The second key result. This is how much the client needs to save per month starting now to reach the target portfolio by retirement, given their current savings, expected returns, lump sums, and savings growth rate.
If you entered an annual savings increase in Step 11, this number is the starting monthly amount — it will increase each year by that percentage.
Step 13: Fully funded today
The lump sum the client would need right now to fully fund retirement without saving another dollar. This is useful for clients who are close to retirement or who want to understand what "done" looks like in today's terms.
Projected spending
If the client has assigned accounts with balances and contributions, you'll see a line at the bottom: "Based on current savings, you could spend $X / month." This tells you what the client's current trajectory supports — how much monthly spending their portfolio would generate in retirement if they keep saving at their current rate. Compare this to their spending need to see whether they're on track, ahead, or behind.
Tips for using the Retirement Goal in client conversations
Start with the spending need. That's the most important assumption. If the client doesn't know their retirement spending, use their current spending from the Cashflow tab as a starting point.
Use Today's $ for the conversation. Clients understand today's dollars. Switch to Future $ when you need to explain why the savings target feels large.
Compare projected spending to the goal. The projected spending line at the bottom is the quickest way to show whether a client is on track. If projected spending is close to or above the spending need, they're in good shape.

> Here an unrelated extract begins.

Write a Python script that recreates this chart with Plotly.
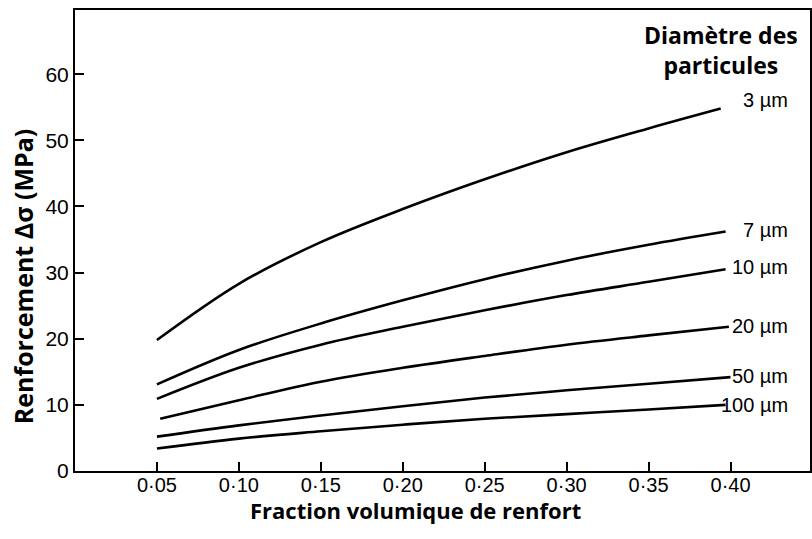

Adjust assumptions together. Walk the client through what happens when you change the withdrawal rate, retirement age, or spending need. The calculator updates instantly — use that to explore scenarios in real time.
Don't overthink precision. This isn't a projection. It's a framework for the conversation. A reasonable set of assumptions that gets the client thinking about their gap (or surplus) is more valuable than a perfectly calibrated model.